**Direction:**
Restate each of the lines below word for word and drop every picture.

**Data block:**
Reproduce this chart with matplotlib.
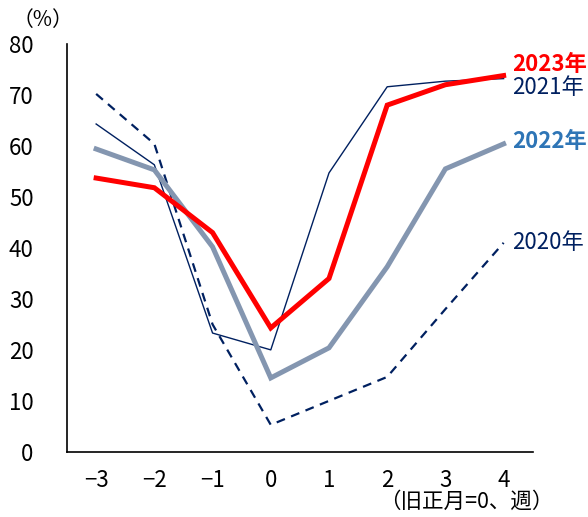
import matplotlib
matplotlib.use('Agg')
import matplotlib.pyplot as plt

plt.rcParams['font.family'] = ['Noto Sans CJK JP', 'DejaVu Sans']

weeks = [-3, -2, -1, 0, 1, 2, 3, 4]
y2020 = [70.2, 60.4, 25.0, 5.3, 10.0, 14.7, 28.0, 41.0]
y2021 = [64.3, 56.3, 23.3, 20.0, 54.7, 71.6, 72.7, 73.2]
y2022 = [59.4, 55.3, 40.2, 14.5, 20.4, 36.3, 55.5, 60.4]
y2023 = [53.7, 51.8, 43.0, 24.3, 34.0, 68.0, 72.0, 73.8]

navy = '#002060'
grey = '#8496B0'
red = '#FF0000'
blue = '#2E75B6'

fig = plt.figure(figsize=(5.88, 5.17), dpi=100)
ax = fig.add_axes([0.114, 0.126, 0.792, 0.789])

ax.plot(weeks, y2020, color=navy, lw=1.6, ls=(0, (4, 3)))
ax.plot(weeks, y2021, color=navy, lw=1.0)
ax.plot(weeks, y2022, color=grey, lw=3.6, solid_joinstyle='miter')
ax.plot(weeks, y2023, color=red, lw=3.6, solid_joinstyle='miter')

ax.set_xlim(-3.5, 4.5)
ax.set_ylim(0, 80)
ax.set_xticks(weeks)
ax.set_xticklabels(['−3', '−2', '−1', '0', '1', '2', '3', '4'])
ax.set_yticks(range(0, 81, 10))
ax.tick_params(length=0, labelsize=16, pad=12)
ax.tick_params(axis='y', pad=24)
for s in ['top', 'right']:
    ax.spines[s].set_visible(False)
for s in ['left', 'bottom']:
    ax.spines[s].set_linewidth(1.2)

# series labels at the right end
lbl_x = 4.15
ax.text(lbl_x, 75.9, '2023年', color=red, fontsize=16, fontweight='bold',
        va='center', ha='left', clip_on=False)
ax.text(lbl_x, 71.4, '2021年', color=navy, fontsize=16,
        va='center', ha='left', clip_on=False)
ax.text(lbl_x, 60.8, '2022年', color=blue, fontsize=16, fontweight='bold',
        va='center', ha='left', clip_on=False)
ax.text(lbl_x, 41.0, '2020年', color=navy, fontsize=16,
        va='center', ha='left', clip_on=False)

fig.text(0.022, 0.962, '（%）', fontsize=15, va='center', ha='left')
fig.text(0.645, 0.030, '（旧正月=0、週）', fontsize=15.5, va='center', ha='left')

fig.savefig('out.png', dpi=100)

**Response:**
Reproduce this chart with matplotlib.
import matplotlib
matplotlib.use('Agg')
import matplotlib.pyplot as plt

plt.rcParams['font.family'] = ['Noto Sans CJK JP', 'DejaVu Sans']

weeks = [-3, -2, -1, 0, 1, 2, 3, 4]
y2020 = [70.2, 60.4, 25.0, 5.3, 10.0, 14.7, 28.0, 41.0]
y2021 = [64.3, 56.3, 23.3, 20.0, 54.7, 71.6, 72.7, 73.2]
y2022 = [59.4, 55.3, 40.2, 14.5, 20.4, 36.3, 55.5, 60.4]
y2023 = [53.7, 51.8, 43.0, 24.3, 34.0, 68.0, 72.0, 73.8]

navy = '#002060'
grey = '#8496B0'
red = '#FF0000'
blue = '#2E75B6'

fig = plt.figure(figsize=(5.88, 5.17), dpi=100)
ax = fig.add_axes([0.114, 0.126, 0.792, 0.789])

ax.plot(weeks, y2020, color=navy, lw=1.6, ls=(0, (4, 3)))
ax.plot(weeks, y2021, color=navy, lw=1.0)
ax.plot(weeks, y2022, color=grey, lw=3.6, solid_joinstyle='miter')
ax.plot(weeks, y2023, color=red, lw=3.6, solid_joinstyle='miter')

ax.set_xlim(-3.5, 4.5)
ax.set_ylim(0, 80)
ax.set_xticks(weeks)
ax.set_xticklabels(['−3', '−2', '−1', '0', '1', '2', '3', '4'])
ax.set_yticks(range(0, 81, 10))
ax.tick_params(length=0, labelsize=16, pad=12)
ax.tick_params(axis='y', pad=24)
for s in ['top', 'right']:
    ax.spines[s].set_visible(False)
for s in ['left', 'bottom']:
    ax.spines[s].set_linewidth(1.2)

# series labels at the right end
lbl_x = 4.15
ax.text(lbl_x, 75.9, '2023年', color=red, fontsize=16, fontweight='bold',
        va='center', ha='left', clip_on=False)
ax.text(lbl_x, 71.4, '2021年', color=navy, fontsize=16,
        va='center', ha='left', clip_on=False)
ax.text(lbl_x, 60.8, '2022年', color=blue, fontsize=16, fontweight='bold',
        va='center', ha='left', clip_on=False)
ax.text(lbl_x, 41.0, '2020年', color=navy, fontsize=16,
        va='center', ha='left', clip_on=False)

fig.text(0.022, 0.962, '（%）', fontsize=15, va='center', ha='left')
fig.text(0.645, 0.030, '（旧正月=0、週）', fontsize=15.5, va='center', ha='left')

fig.savefig('out.png', dpi=100)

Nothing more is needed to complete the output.